Jason Cooper of Boones Mill said he is usually not in favor of tax increases, "but in this case, this is something we need to do."
Cooper said employees have continued to "do more with less," and need a "boost of confidence."
"You have to face the consequences of what you decide," he told the board, adding that the support for schools should be across the community.
Richard Ellis of the Blackwater District, pointed out that on the county's website, low tax rates are advertised as well as one of the best school systems in the state.
But "cheap taxes" can't always mean great schools, he said. "We can't have our cake and eat it, too."

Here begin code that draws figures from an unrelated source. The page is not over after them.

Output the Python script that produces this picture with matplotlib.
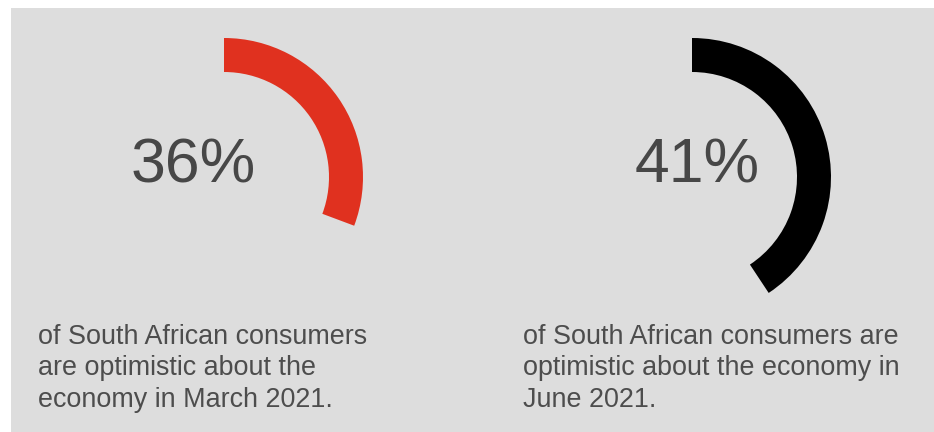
import matplotlib.pyplot as plt
from matplotlib.patches import Wedge, Rectangle

# values shown in the picture
labels = ["36%", "41%"]
arc_pct = [30.7, 40.7]
colors = ["#e0311f", "#000000"]
captions = [
    ["of South African consumers", "are optimistic about the", "economy in March 2021."],
    ["of South African consumers are", "optimistic about the economy in", "June 2021."],
]

W, H = 934, 432
fig = plt.figure(figsize=(W / 100, H / 100), dpi=100)
ax = fig.add_axes([0, 0, 1, 1])
ax.set_xlim(0, W)
ax.set_ylim(0, H)
ax.axis("off")
fig.patch.set_facecolor("white")

# grey panel
ax.add_patch(Rectangle((11, 0), W - 11, H - 8, facecolor="#dddddd", edgecolor="none"))

font = "Liberation Sans"
centers_x = [224, 692]
label_x = [193, 697]
caption_x = [38, 523]
cy = H - 177
r_out, ring_w = 139, 34

for i in range(2):
    frac = arc_pct[i] / 100.0
    ax.add_patch(Wedge((centers_x[i], cy), r_out, 90 - 360 * frac, 90,
                       width=ring_w, facecolor=colors[i], edgecolor="none"))
    ax.text(label_x[i], H - 166, labels[i], fontsize=45, family=font,
            color="#474747", ha="center", va="center")
    for j, line in enumerate(captions[i]):
        ax.text(caption_x[i], H - (344 + 31.3 * j), line, fontsize=19.4,
                family=font, color="#4d4d4d", ha="left", va="baseline")

fig.savefig("out.png", dpi=100, facecolor="white")
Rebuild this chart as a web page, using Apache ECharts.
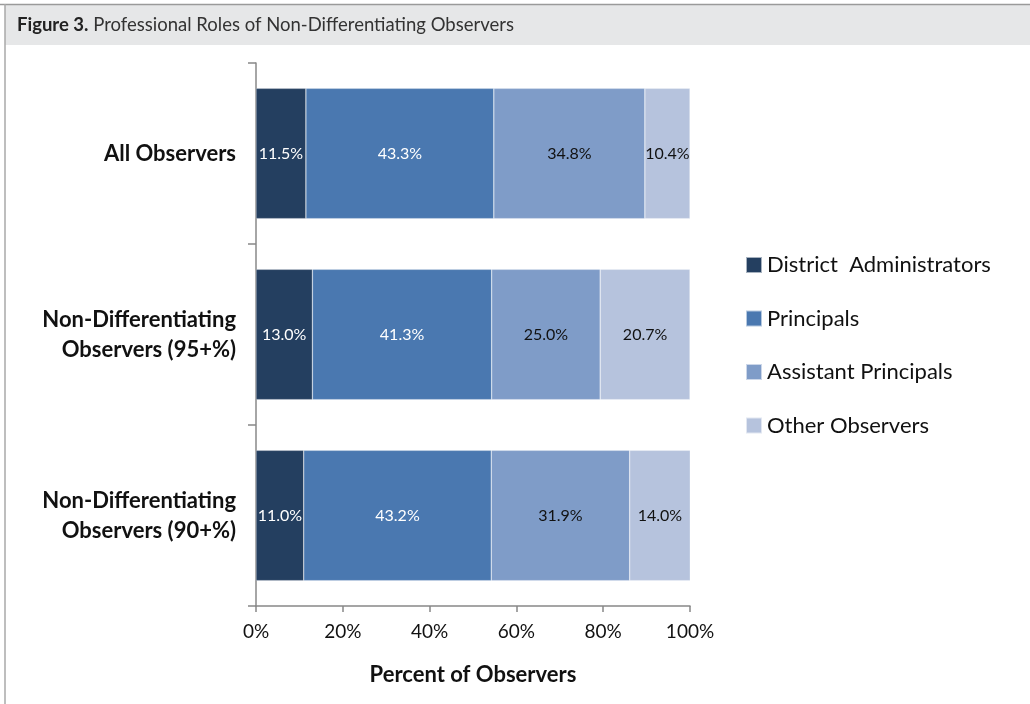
<!DOCTYPE html>
<html lang="en">
  <head>
    <meta charset="UTF-8">
    <title>Figure 3</title>
    <script src="https://cdn.jsdelivr.net/npm/echarts@6/dist/echarts.min.js"></script>
    <style>
      html, body { margin: 0; padding: 0; background: #fff; }
    </style>
  </head>
  <body>
    <div id="main" style="width: 1030px;height:704px;"></div>
    <script type="text/javascript">
      // data
      var categories = ['All Observers', 'Non-Differentiating\nObservers (95+%)', 'Non-Differentiating\nObservers (90+%)'];
      var seriesNames = ['District  Administrators', 'Principals', 'Assistant Principals', 'Other Observers'];
      var districtAdmins = [11.5, 13.0, 11.0];
      var principals = [43.3, 41.3, 43.2];
      var assistantPrincipals = [34.8, 25.0, 31.9];
      var otherObservers = [10.4, 20.7, 14.0];
      var colors = ['#243f60', '#4a78b0', '#7f9cc8', '#b6c3dd'];
      var labelColors = ['#fff', '#fff', '#111', '#111'];
      var font = 'Lato, "Open Sans", sans-serif';

      var values = [districtAdmins, principals, assistantPrincipals, otherObservers];
      var series = values.map(function (vals, i) {
        return {
          name: seriesNames[i],
          type: 'bar',
          stack: 'total',
          barWidth: '72%',
          data: vals,
          itemStyle: { color: colors[i], borderColor: 'rgba(255,255,255,0.6)', borderWidth: 0.5 },
          label: {
            show: true,
            position: 'inside',
            color: labelColors[i],
            fontFamily: font,
            fontSize: 16,
            formatter: function (p) { return p.value.toFixed(1) + '%'; }
          }
        };
      });

      var myChart = echarts.init(document.getElementById('main'));
      myChart.setOption({
        animation: false,
        graphic: [
          { type: 'rect', shape: { x: 5, y: 5, width: 1030, height: 40 }, style: { fill: '#e6e7e8' } },
          { type: 'line', shape: { x1: 0, y1: 4.5, x2: 1030, y2: 4.5 }, style: { stroke: '#9a9a9a', lineWidth: 1.5 } },
          { type: 'line', shape: { x1: 5, y1: 4, x2: 5, y2: 704 }, style: { stroke: '#a8a8a8', lineWidth: 1.5 } },
          {
            type: 'text', left: 17, top: 16,
            style: {
              text: '{b|Figure 3.} Professional Roles of Non-Differentiating Observers',
              rich: {
                b: { fontWeight: 'bold', fontSize: 18.5, fontFamily: font, fill: '#222' }
              },
              fontSize: 18.5, fontFamily: font, fill: '#333'
            }
          }
        ],
        legend: {
          orient: 'vertical',
          left: 745,
          top: 254,
          padding: 0,
          itemWidth: 16,
          itemHeight: 16,
          itemGap: 31.5,
          icon: 'rect',
          data: seriesNames,
          textStyle: { fontSize: 22, fontFamily: font, color: '#111' }
        },
        grid: { left: 256, right: 340, top: 63, bottom: 98 },
        xAxis: {
          type: 'value',
          min: 0,
          max: 100,
          interval: 20,
          name: 'Percent of Observers',
          nameLocation: 'middle',
          nameGap: 58,
          nameTextStyle: { fontSize: 22, fontWeight: 'bold', fontFamily: font, color: '#111' },
          axisLine: { show: true, lineStyle: { color: '#888', width: 1.5 } },
          axisTick: { show: true, length: 6, lineStyle: { color: '#888', width: 1.5 } },
          splitLine: { show: false },
          axisLabel: {
            fontSize: 19, fontFamily: font, color: '#111', margin: 16,
            formatter: function (v) { return v + '%'; }
          }
        },
        yAxis: {
          type: 'category',
          inverse: true,
          data: categories,
          axisLine: { show: true, lineStyle: { color: '#888', width: 1.5 } },
          axisTick: { show: true, length: 8, lineStyle: { color: '#888', width: 1.5 } },
          axisLabel: {
            fontSize: 22, fontWeight: 'bold', fontFamily: font, color: '#111',
            margin: 20, lineHeight: 30, align: 'right'
          }
        },
        series: series
      });
    </script>
  </body>
</html>
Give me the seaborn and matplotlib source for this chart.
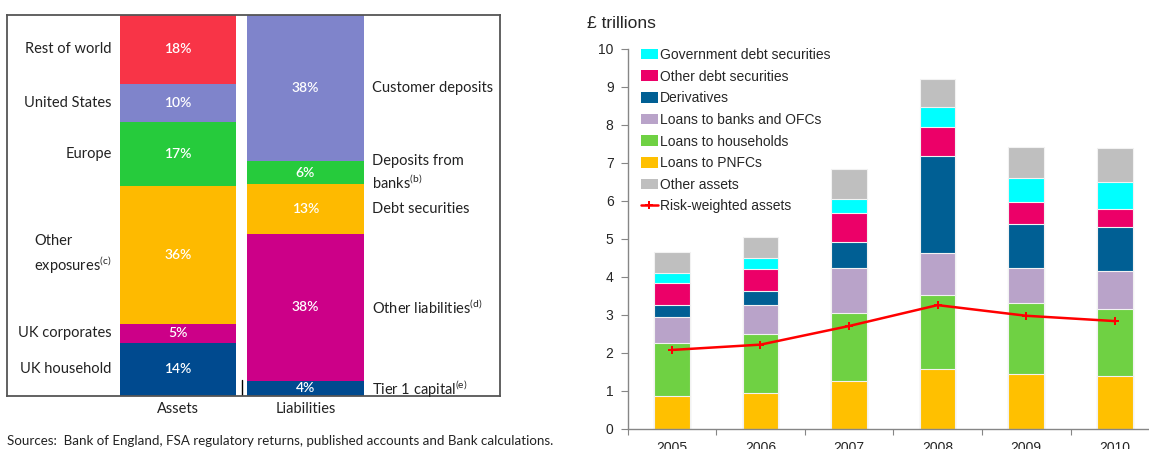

Bill Jacobsen, CEO of Carilion Franklin Memorial Hospital, said having a good school system helps him as an administrator, a member of the community and as a father whose daughter recently graduated from Franklin County High School.
"Most managers (at the hospital) were educated in Franklin County schools," he said. "I have never worked with a greater group of people. I encourage all of you to support the 2-cent tax increase."
Several school bus drivers spoke in support of the tax hike.
Brad Hodges of the Blue Ridge District drives a bus and has two children in county schools.
"If something is worth something, you've got to invest in it," he said.
George Hutcherson of Rocky Mount said he supports the tax increase and "the school system should be applauded for money management."
"It (the requested funding) ought to be an automatic approval," he said.
Leanne Worley, a longtime teacher in the county, told the board, "We have a crisis of community," and she was tired of hearing school employees being criticized over pay raises.
"We are all hard-working servants of the community. I serve it with all my heart," she said. "And I do it because I care."
Worley said schools help build the community and the economy, and the dialogue (related to asking for more funding) is "not good for Franklin County."
"Your job is to help us get back together," she told the board. "Let's figure out a way not to put ourselves in this spot any more."
LaVerne Tiggle of Rocky Mount, a retired educator, said she is a taxpayer and she supports the tax raise.
"We need these services that may be cut," she said. "I have seen the consequences (of not having them)."
"It is painful to have to beg for what we need for the school system," she said.
School Superintendent Dr. Mark Church thanked the supervisors for giving everyone a chance to speak at the public hearing.
"I cannot be prouder of the community," he said. "This is how it works."
Supervisors made no comments at the public hearing. They have scheduled a meeting for Tuesday, April 23 at 6 p.m. in their meeting room at the government center to discuss adoption of the budget and whether to keep the proposed tax increase or lower it.